All of a sudden, Olivia couldn't get enough of it. She and four-year-old Scout moved that summer into the gay man's apartment, where she smoked crystal meth with him constantly, rarely slept and hit every after-party she could find, wearing a Prada backpack full of drugs. "I lost myself," she says. Care of Scout fell to whoever was around: friends, family, sometimes near-strangers. Methamphetamine erased her thoughts and worries. For the second time in her life, she felt like she was starting fresh.
Three years later, Olivia is leaning over a table at a Montrose cafe, her hair prematurely gray, her hands twitchy. She stopped using meth less than three months ago and ran headlong into a past that hadn't gone away, that had instead sprouted into a two-headed monster. Seth, her 17-year-old elder son, recently told her that he's a meth addict, too. He wants to move to Beaumont and go on a drug binge. Olivia fears she'll relapse if she struggles too hard to keep him at home. So she's left the job of swaying Seth up to his drug counseling group, which is meeting with him right now a few blocks away.
"Hopefully they're going to talk him out of going back to Beaumont," she says, "because I can't do anything."
Only a few years ago, meth was a scary drug injected by burly, tattooed men in motorcycle gangs. Truckers called it speed and crank and downed it on red-eyed coast-to-coast hauls. They still do, but the typical meth user is now almost as likely to be a soccer mom. Beginning in California, the meth trend has swept eastward. And it's increasingly wreaking havoc on regular families and their children.
"It's just everywhere," says Investigator Robert DiMambro of the Houston Police Department's Methamphetamine Initiative Group. "And I think the mind-set of the public now is that they're not scared of it. They are not scared at all."

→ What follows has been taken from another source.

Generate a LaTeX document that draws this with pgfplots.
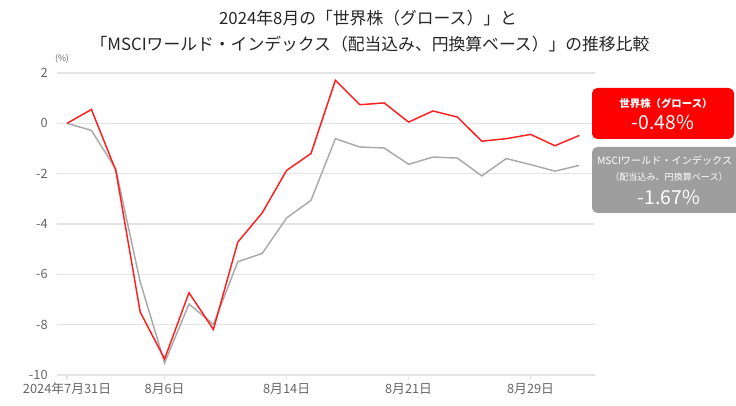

In fact, busy moms often feel like meth makes them sexier wives and better parents. It suppresses their appetites and helps them stay up for weeks. They can party at night and focus with tireless obsession during the day on whatever chore comes to mind. "There's nothing you couldn't do," says Sarah, a New Caney mother of three. She once stayed up three days straight on meth, making uniforms for her son's Little League team.
But just as easily, meth moms slip up. Sarah lay down for a quick nap just before the game, slept ten hours and left the team stranded. Meth users can crash for days, forcing their kids to fend for themselves. Paranoid, irritable and ultimately obsessed with getting a fix, they can forget to make meals or fly into a sudden, abusive rage. "Meth addicts don't care about their children," says Rusty Smith, manager of the Montgomery County Drug Court, where meth abusers dominate the rolls. "They don't care about anything. They just care about meth."
In a recent survey by the National Association of Counties, two in five child caseworkers reported that meth had led to a rise in the number of children taken from homes. Maria Mejorado, a Montgomery County Child Protective Services officer, has visited meth houses where parents long ago stopped paying for electricity, gas or water. Dishes are piled high in the sink. She estimates that 30 percent of the children she takes in come from families wracked by meth.